** Stored data **
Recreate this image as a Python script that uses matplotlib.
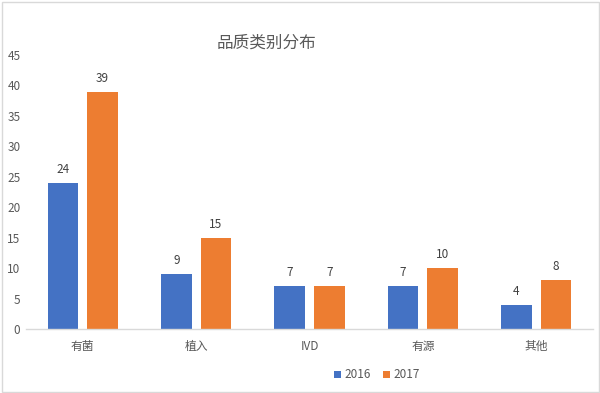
import matplotlib
matplotlib.use("Agg")
import matplotlib.pyplot as plt
import numpy as np
from matplotlib.patches import Rectangle

plt.rcParams['font.family'] = ['Noto Sans CJK SC', 'DejaVu Sans']

categories = ["有菌", "植入", "IVD", "有源", "其他"]
series_names = ["2016", "2017"]
values_2016 = [24, 9, 7, 7, 4]
values_2017 = [39, 15, 7, 10, 8]
title = "品质类别分布"
yticks = [0, 5, 10, 15, 20, 25, 30, 35, 40, 45]

colors = ["#4472C4", "#ED7D31"]

W, H = 600, 393
fig = plt.figure(figsize=(W / 100, H / 100), dpi=100)
ax = fig.add_axes([26 / W, 1 - 329 / H, (593 - 26) / W, (329 - 55) / H])

x = np.arange(len(categories))
bw = 0.27
off = 0.175
b1 = ax.bar(x - off, values_2016, bw, color=colors[0], label=series_names[0])
b2 = ax.bar(x + off, values_2017, bw, color=colors[1], label=series_names[1])

for bars in (b1, b2):
    for r in bars:
        ax.annotate(f"{int(r.get_height())}", (r.get_x() + r.get_width() / 2, r.get_height()),
                    xytext=(0, 5), textcoords="offset points", ha="center", va="bottom",
                    fontsize=8.5, color="#404040")

ax.set_xlim(-0.5, len(categories) - 0.5)
ax.set_ylim(0, 45)
ax.set_yticks(yticks)
ax.set_xticks(x)
ax.set_xticklabels(categories, fontsize=8.5, color="#595959")
ax.tick_params(axis="y", length=0, pad=4, labelsize=8.5, labelcolor="#595959")
ax.tick_params(axis="x", length=0, pad=8)
for s in ["top", "right", "left"]:
    ax.spines[s].set_visible(False)
ax.spines["bottom"].set_color("#D9D9D9")
ax.spines["bottom"].set_linewidth(1)

fig.text(266 / W, 1 - 43 / H, title, ha="center", va="center", fontsize=12, color="#595959")

leg = fig.legend(handles=[b1, b2], labels=series_names, loc="center",
                 bbox_to_anchor=(377 / W, 1 - 375 / H), ncol=2, frameon=False,
                 fontsize=8.5, handlelength=0.6, handleheight=0.6, handletextpad=0.3,
                 columnspacing=1.0, labelcolor="#595959")

fig.patches.append(Rectangle((1.5 / W, 1.5 / H), (W - 3) / W, (H - 3) / H,
                             transform=fig.transFigure, fill=False,
                             edgecolor="#D9D9D9", linewidth=1))

fig.savefig("out.png", dpi=100)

** Written task **
Using the data above, write out every line exactly, leaving the images behind.

** Exercise response **
Recreate this image as a Python script that uses matplotlib.
import matplotlib
matplotlib.use("Agg")
import matplotlib.pyplot as plt
import numpy as np
from matplotlib.patches import Rectangle

plt.rcParams['font.family'] = ['Noto Sans CJK SC', 'DejaVu Sans']

categories = ["有菌", "植入", "IVD", "有源", "其他"]
series_names = ["2016", "2017"]
values_2016 = [24, 9, 7, 7, 4]
values_2017 = [39, 15, 7, 10, 8]
title = "品质类别分布"
yticks = [0, 5, 10, 15, 20, 25, 30, 35, 40, 45]

colors = ["#4472C4", "#ED7D31"]

W, H = 600, 393
fig = plt.figure(figsize=(W / 100, H / 100), dpi=100)
ax = fig.add_axes([26 / W, 1 - 329 / H, (593 - 26) / W, (329 - 55) / H])

x = np.arange(len(categories))
bw = 0.27
off = 0.175
b1 = ax.bar(x - off, values_2016, bw, color=colors[0], label=series_names[0])
b2 = ax.bar(x + off, values_2017, bw, color=colors[1], label=series_names[1])

for bars in (b1, b2):
    for r in bars:
        ax.annotate(f"{int(r.get_height())}", (r.get_x() + r.get_width() / 2, r.get_height()),
                    xytext=(0, 5), textcoords="offset points", ha="center", va="bottom",
                    fontsize=8.5, color="#404040")

ax.set_xlim(-0.5, len(categories) - 0.5)
ax.set_ylim(0, 45)
ax.set_yticks(yticks)
ax.set_xticks(x)
ax.set_xticklabels(categories, fontsize=8.5, color="#595959")
ax.tick_params(axis="y", length=0, pad=4, labelsize=8.5, labelcolor="#595959")
ax.tick_params(axis="x", length=0, pad=8)
for s in ["top", "right", "left"]:
    ax.spines[s].set_visible(False)
ax.spines["bottom"].set_color("#D9D9D9")
ax.spines["bottom"].set_linewidth(1)

fig.text(266 / W, 1 - 43 / H, title, ha="center", va="center", fontsize=12, color="#595959")

leg = fig.legend(handles=[b1, b2], labels=series_names, loc="center",
                 bbox_to_anchor=(377 / W, 1 - 375 / H), ncol=2, frameon=False,
                 fontsize=8.5, handlelength=0.6, handleheight=0.6, handletextpad=0.3,
                 columnspacing=1.0, labelcolor="#595959")

fig.patches.append(Rectangle((1.5 / W, 1.5 / H), (W - 3) / W, (H - 3) / H,
                             transform=fig.transFigure, fill=False,
                             edgecolor="#D9D9D9", linewidth=1))

fig.savefig("out.png", dpi=100)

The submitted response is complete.